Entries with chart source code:
- - - -

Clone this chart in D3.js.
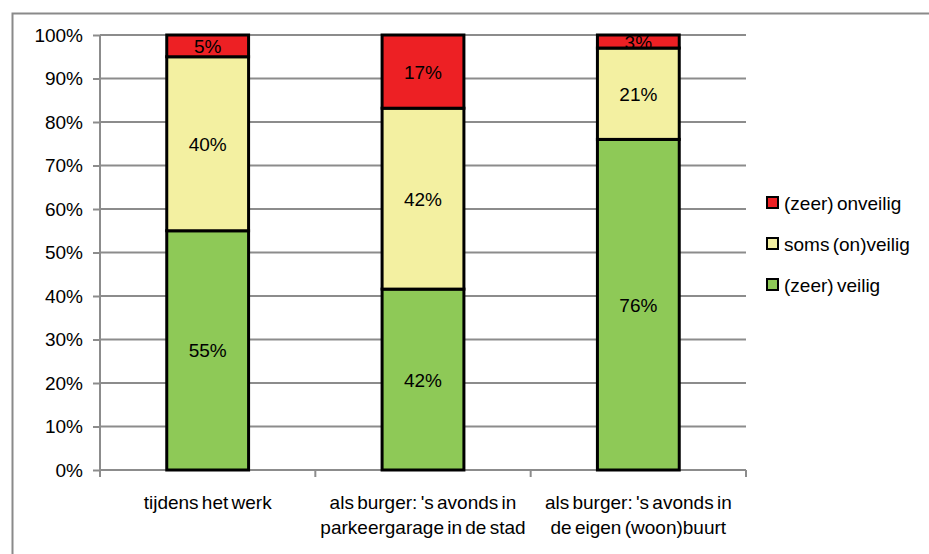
<!DOCTYPE html>
<html>
<head>
<meta charset="utf-8">
<script src="https://cdn.jsdelivr.net/npm/d3@7"></script>
<style>
  html, body { margin: 0; padding: 0; background: #fff; }
  svg { display: block; font-family: "Liberation Sans", Arial, sans-serif; }
</style>
</head>
<body>
<svg id="chart" width="929" height="554"></svg>
<script>
// Categories (two-line labels)
const categories = [
  ["tijdens het werk"],
  ["als burger: 's avonds in", "parkeergarage in de stad"],
  ["als burger: 's avonds in", "de eigen (woon)buurt"]
];
const categoryKeys = ["werk", "parkeergarage", "buurt"];

// Series, bottom to top
const seriesNames = ["(zeer) veilig", "soms (on)veilig", "(zeer) onveilig"];
const veilig   = [55, 42, 76];
const somsOn   = [40, 42, 21];
const onveilig = [5, 17, 3];

const yTicks = [0, 10, 20, 30, 40, 50, 60, 70, 80, 90, 100];
const colors = ["#8ec957", "#f3f0a1", "#ed2024"];

const rows = categoryKeys.map((k, i) => ({
  key: k,
  [seriesNames[0]]: veilig[i],
  [seriesNames[1]]: somsOn[i],
  [seriesNames[2]]: onveilig[i]
}));

const svg = d3.select("#chart");
const margin = { left: 100, right: 183, top: 35, bottom: 84 };
const W = 929, H = 554;
const x0 = margin.left, x1 = W - margin.right;
const y0 = H - margin.bottom, y1 = margin.top;
const FS = 19;

// Outer frame (top and left edges visible)
svg.append("path")
  .attr("d", `M12.5,554 V13.5 H929`)
  .attr("fill", "none").attr("stroke", "#8a8a8a").attr("stroke-width", 2);

const x = d3.scaleBand().domain(categoryKeys).range([x0, x1]).paddingInner(0.62).paddingOuter(0.31);
const y = d3.scaleLinear().domain([0, 1]).range([y0, y1]);

const stack = d3.stack().keys(seriesNames).offset(d3.stackOffsetExpand);
const layers = stack(rows);

// Gridlines
svg.append("g").selectAll("line").data(yTicks.slice(1)).join("line")
  .attr("x1", x0).attr("x2", x1)
  .attr("y1", d => y(d / 100)).attr("y2", d => y(d / 100))
  .attr("stroke", "#8c8c8c").attr("stroke-width", 2);

// Y axis
const yAxis = d3.axisLeft(y).tickValues(yTicks.map(d => d / 100))
  .tickFormat(d => Math.round(d * 100) + "%").tickSize(7).tickPadding(10);
const gy = svg.append("g").attr("transform", `translate(${x0},0)`).call(yAxis);
gy.select(".domain").attr("stroke", "#8c8c8c").attr("stroke-width", 2).attr("d", `M0,${y0}V${y1}`);
gy.selectAll(".tick line").attr("stroke", "#8c8c8c").attr("stroke-width", 2);
gy.selectAll(".tick text").attr("font-size", FS).attr("fill", "#000")
  .attr("font-family", '"Liberation Sans", Arial, sans-serif');

// X axis (ticks at band boundaries)
const step = x.step();
const bounds = d3.range(categoryKeys.length + 1).map(i => x0 + i * step);
svg.append("line").attr("x1", x0).attr("x2", x1).attr("y1", y0).attr("y2", y0)
  .attr("stroke", "#8c8c8c").attr("stroke-width", 2);
svg.append("g").selectAll("line").data(bounds).join("line")
  .attr("x1", d => d).attr("x2", d => d).attr("y1", y0).attr("y2", y0 + 7)
  .attr("stroke", "#8c8c8c").attr("stroke-width", 2);

// Category labels
const lab = svg.append("g").selectAll("text").data(categories).join("text")
  .attr("x", (d, i) => x(categoryKeys[i]) + x.bandwidth() / 2)
  .attr("y", 509)
  .attr("text-anchor", "middle").attr("font-size", FS).attr("fill", "#000")
  .attr("word-spacing", -2);
lab.selectAll("tspan").data(d => d).join("tspan")
  .attr("x", function () { return d3.select(this.parentNode).attr("x"); })
  .attr("dy", (d, i) => i === 0 ? 0 : 25)
  .text(d => d);

// Bars
const gBars = svg.append("g");
layers.forEach((layer, li) => {
  gBars.append("g").selectAll("rect").data(layer).join("rect")
    .attr("x", d => x(d.data.key))
    .attr("width", x.bandwidth())
    .attr("y", d => y(d[1]))
    .attr("height", d => y(d[0]) - y(d[1]))
    .attr("fill", colors[li])
    .attr("stroke", "#000").attr("stroke-width", 3);
});

// Value labels
layers.forEach((layer, li) => {
  gBars.append("g").selectAll("text").data(layer).join("text")
    .attr("x", d => x(d.data.key) + x.bandwidth() / 2)
    .attr("y", d => (y(d[0]) + y(d[1])) / 2 + 7)
    .attr("text-anchor", "middle").attr("font-size", FS).attr("fill", "#000")
    .text(d => d.data[layer.key] + "%");
});

// Legend (top series first)
const legendOrder = [2, 1, 0];
const lg = svg.append("g").selectAll("g").data(legendOrder).join("g")
  .attr("transform", (d, i) => `translate(767,${197 + i * 41})`);
lg.append("rect").attr("width", 11).attr("height", 11)
  .attr("fill", d => colors[d]).attr("stroke", "#000").attr("stroke-width", 2);
lg.append("text").attr("x", 17).attr("y", 13).attr("font-size", FS).attr("fill", "#000")
  .attr("word-spacing", -2)
  .text(d => seriesNames[d]);
</script>
</body>
</html>
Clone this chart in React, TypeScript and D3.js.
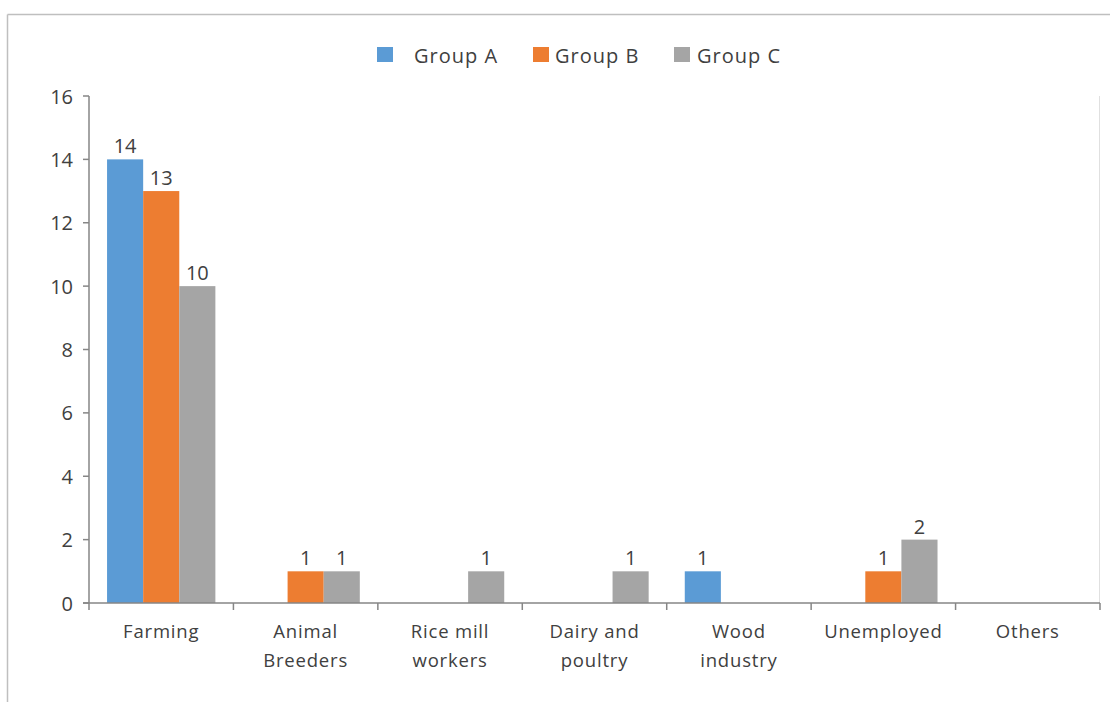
import React from "react";
import * as d3 from "d3";

const categories = ["Farming", "Animal\nBreeders", "Rice mill\nworkers", "Dairy and\npoultry", "Wood\nindustry", "Unemployed", "Others"];
const seriesNames = ["Group A", "Group B", "Group C"];
const groupA = [14, 0, 0, 0, 1, 0, 0];
const groupB = [13, 1, 0, 0, 0, 1, 0];
const groupC = [10, 1, 1, 1, 0, 2, 0];
const colors = ["#5b9bd5", "#ed7d31", "#a5a5a5"];
const yTicks = [0, 2, 4, 6, 8, 10, 12, 14, 16];

const W = 1110, H = 702;
const left = 89, right = 1100, top = 96, bottom = 603;
const FONT = "'Open Sans', 'Noto Sans', sans-serif";

export default function App() {
  const series = [groupA, groupB, groupC];
  const x = d3.scaleBand<string>().domain(categories).range([left, right]).paddingInner(0).paddingOuter(0);
  const inner = d3.scaleBand<string>().domain(seriesNames).range([0, x.bandwidth()]).paddingInner(0).paddingOuter(0.5);
  const y = d3.scaleLinear().domain([0, 16]).range([bottom, top]);
  const tickCats = [...categories.map((c) => x(c)!), right];

  const legend = [
    { sx: 377, tx: 414 },
    { sx: 533, tx: 555 },
    { sx: 674, tx: 697 },
  ];

  return (
    <svg width={W} height={H} style={{ position: "absolute", left: 0, top: 0 }}>
      <rect x={0} y={0} width={W} height={H} fill="#fff" />
      <line x1={7.5} y1={14.5} x2={W} y2={14.5} stroke="#bfbfbf" strokeWidth={1.5} />
      <line x1={7.5} y1={14.5} x2={7.5} y2={H} stroke="#bfbfbf" strokeWidth={1.5} />
      <line x1={right - 0.5} y1={top} x2={right - 0.5} y2={bottom} stroke="#e0e0e0" strokeWidth={1} />

      {seriesNames.map((s, i) => (
        <g key={s}>
          <rect x={legend[i].sx} y={47} width={16} height={15} fill={colors[i]} />
          <text x={legend[i].tx} y={55} dominantBaseline="central" fontFamily={FONT} fontSize={20} letterSpacing={1} fill="#404040">{s}</text>
        </g>
      ))}

      {series.map((vals, si) =>
        vals.map((v, ci) =>
          v > 0 ? (
            <g key={`${si}-${ci}`}>
              <rect
                x={x(categories[ci])! + inner(seriesNames[si])!}
                y={y(v)}
                width={inner.bandwidth()}
                height={y(0) - y(v)}
                fill={colors[si]}
              />
              <text
                x={x(categories[ci])! + inner(seriesNames[si])! + inner.bandwidth() / 2}
                y={y(v) - 6}
                textAnchor="middle"
                fontFamily={FONT}
                fontSize={20}
                fill="#404040"
              >
                {v}
              </text>
            </g>
          ) : null
        )
      )}

      <line x1={left} y1={top} x2={left} y2={bottom} stroke="#868686" strokeWidth={1.5} />
      {yTicks.map((t) => (
        <g key={t}>
          <line x1={left - 6} y1={y(t)} x2={left} y2={y(t)} stroke="#868686" strokeWidth={1.5} />
          <text x={left - 16} y={y(t)} textAnchor="end" dominantBaseline="central" fontFamily={FONT} fontSize={20} fill="#404040">{t}</text>
        </g>
      ))}

      <line x1={left - 6} y1={bottom} x2={right} y2={bottom} stroke="#868686" strokeWidth={1.5} />
      {tickCats.map((tx, i) => (
        <line key={i} x1={tx} y1={bottom} x2={tx} y2={bottom + 7} stroke="#868686" strokeWidth={1.5} />
      ))}
      {categories.map((c) => (
        <text key={c} textAnchor="middle" fontFamily={FONT} fontSize={18.5} letterSpacing={0.8} fill="#404040">
          {c.split("\n").map((line, li) => (
            <tspan key={li} x={x(c)! + x.bandwidth() / 2} y={638 + li * 29}>{line}</tspan>
          ))}
        </text>
      ))}
    </svg>
  );
}
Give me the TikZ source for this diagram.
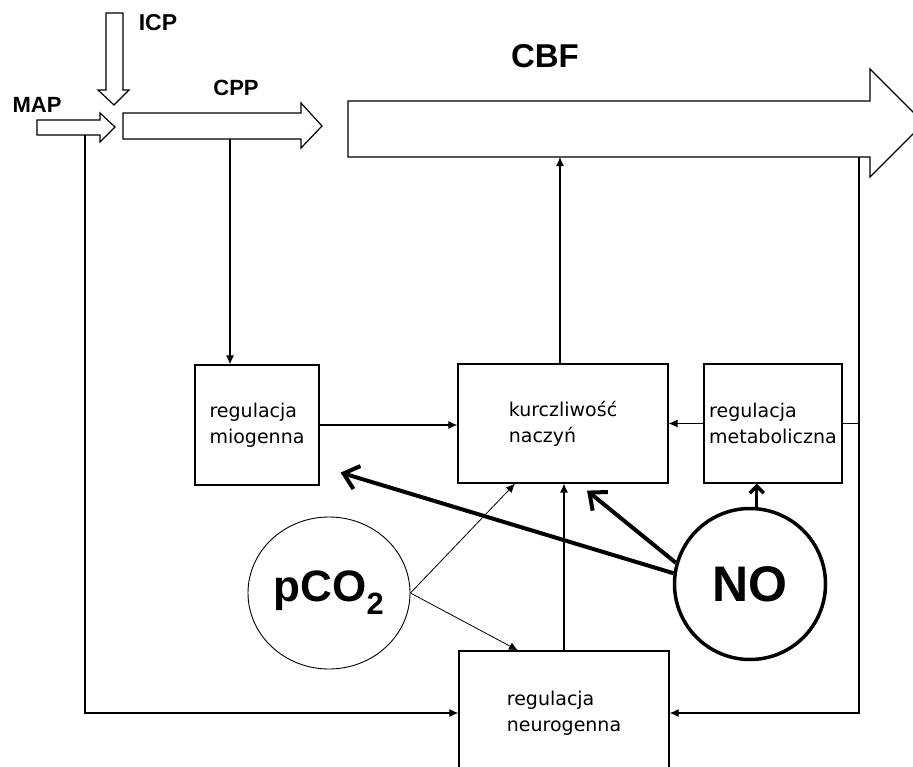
\documentclass[tikz,border=0pt]{standalone}
\usepackage{fontspec}
\setmainfont{DejaVu Sans}
\newfontfamily\labelfont{Liberation Sans}
\usetikzlibrary{positioning,arrows.meta,shapes.geometric}

\begin{document}
\begin{tikzpicture}[
  x=1pt,y=-1pt,
  every node/.style={font=\fontsize{19}{26}\selectfont},
  box/.style={draw,line width=1.2pt,align=left,inner sep=0pt},
  lbl/.style={font=\labelfont\bfseries\fontsize{22}{24}\selectfont,inner sep=0pt},
  blockarrow/.style={draw,fill=white,line width=1.2pt,line join=miter},
  conn/.style={line width=1.1pt,-{Latex[length=9pt,width=8pt]}},
  thinconn/.style={line width=0.8pt,-{Latex[length=9pt,width=8pt]}},
  noconn/.style={line width=4pt,-{Straight Barb[length=14pt,width=24pt,line width=4pt]}},
  noshort/.style={line width=3.5pt,-{Straight Barb[length=7pt,width=14pt,line width=3.5pt]}}
]
\useasboundingbox (0,0) rectangle (913,766);
\clip (0,0) rectangle (913,766);

% ciśnienia i przepływ
\draw[blockarrow] (106,13) -- (123,13) -- (123,90) -- (129,90) -- (114,105) -- (98,90) -- (106,90) -- cycle;
\draw[blockarrow] (37,120) -- (100,120) -- (100,113) -- (115,127) -- (100,142) -- (100,135) -- (37,135) -- cycle;
\draw[blockarrow] (123,113) -- (301,113) -- (301,103) -- (322,126) -- (301,148) -- (301,139) -- (123,139) -- cycle;
\draw[blockarrow] (348,101) -- (870,101) -- (870,69) -- (924,123) -- (870,177) -- (870,157) -- (348,157) -- cycle;

\node[lbl,font=\labelfont\bfseries\fontsize{23}{24}\selectfont] (icp) at (158,23) {ICP};
\node[lbl] (map) at (37,105) {MAP};
\node[lbl] (cpp) at (236,88) {CPP};
\node[lbl,font=\labelfont\bfseries\fontsize{33}{34}\selectfont] (cbf) at (545,56) {CBF};

\coordinate (mapout) at (85,135);
\coordinate (cppout) at (230,139);
\coordinate (cbfout) at (859,157);

% bloki regulacji
\node[box,minimum width=124pt,minimum height=120pt] (mio) at (257,425) {regulacja\\miogenna};
\node[box,minimum width=210pt,minimum height=119pt] (kur) at (563,423.5) {kurczliwość\\naczyń};
\node[box,minimum width=138pt,minimum height=119pt] (met) at (773,423.5) {regulacja\\metaboliczna};
\node[box,minimum width=210pt,minimum height=124pt] (neu) at (564,713) {regulacja\\neurogenna};

% czynniki
\node[draw,ellipse,line width=0.9pt,minimum width=162pt,minimum height=152pt,inner sep=0pt,
  font=\labelfont\bfseries\fontsize{44}{48}\selectfont] (pco) at (329,593) {pCO\textsubscript{2}};
\node[draw,circle,line width=3.5pt,minimum size=151pt,inner sep=0pt,
  font=\labelfont\bfseries\fontsize{50}{52}\selectfont] (no) at (750,584) {NO};

% połączenia
\draw[conn] (cppout) -- (cppout |- mio.north);
\draw[conn] (mapout) |- (neu.west);
\draw[conn] (cbfout) |- (neu.east);
\draw[line width=1.1pt] (met.east) -- (met.east -| cbfout);
\draw[conn] ([xshift=-3pt]kur.north) -- ([xshift=-3pt]kur.north |- cbfout);
\draw[conn] (mio.east) -- (mio.east -| kur.west);
\draw[conn] (met.west) -- (kur.east);
\draw[conn] (neu.north) -- (neu.north |- kur.south);

\draw[thinconn] (pco.east) -- ([xshift=-48pt]kur.south);
\draw[thinconn] (pco.east) -- ([xshift=-46pt]neu.north);

\draw[noconn] (no.172) -- ([xshift=21pt,yshift=13pt]mio.south east);
\draw[noconn] (no.164) -- ([xshift=24pt,yshift=-7pt]kur.south);
\draw[noshort] (no.85) -- (no.85 |- met.south);

\end{tikzpicture}
\end{document}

- - - -

DIRECTIVE: Extract from the material above the stretch running from the line containing "Give me the TikZ source for this diagram." through the line containing "(348,157) -- cycle;". Keep the text exact and the pictures out.

ANSWER TO THIS TASK:
Give me the TikZ source for this diagram.
\documentclass[tikz,border=0pt]{standalone}
\usepackage{fontspec}
\setmainfont{DejaVu Sans}
\newfontfamily\labelfont{Liberation Sans}
\usetikzlibrary{positioning,arrows.meta,shapes.geometric}

\begin{document}
\begin{tikzpicture}[
  x=1pt,y=-1pt,
  every node/.style={font=\fontsize{19}{26}\selectfont},
  box/.style={draw,line width=1.2pt,align=left,inner sep=0pt},
  lbl/.style={font=\labelfont\bfseries\fontsize{22}{24}\selectfont,inner sep=0pt},
  blockarrow/.style={draw,fill=white,line width=1.2pt,line join=miter},
  conn/.style={line width=1.1pt,-{Latex[length=9pt,width=8pt]}},
  thinconn/.style={line width=0.8pt,-{Latex[length=9pt,width=8pt]}},
  noconn/.style={line width=4pt,-{Straight Barb[length=14pt,width=24pt,line width=4pt]}},
  noshort/.style={line width=3.5pt,-{Straight Barb[length=7pt,width=14pt,line width=3.5pt]}}
]
\useasboundingbox (0,0) rectangle (913,766);
\clip (0,0) rectangle (913,766);

% ciśnienia i przepływ
\draw[blockarrow] (106,13) -- (123,13) -- (123,90) -- (129,90) -- (114,105) -- (98,90) -- (106,90) -- cycle;
\draw[blockarrow] (37,120) -- (100,120) -- (100,113) -- (115,127) -- (100,142) -- (100,135) -- (37,135) -- cycle;
\draw[blockarrow] (123,113) -- (301,113) -- (301,103) -- (322,126) -- (301,148) -- (301,139) -- (123,139) -- cycle;
\draw[blockarrow] (348,101) -- (870,101) -- (870,69) -- (924,123) -- (870,177) -- (870,157) -- (348,157) -- cycle;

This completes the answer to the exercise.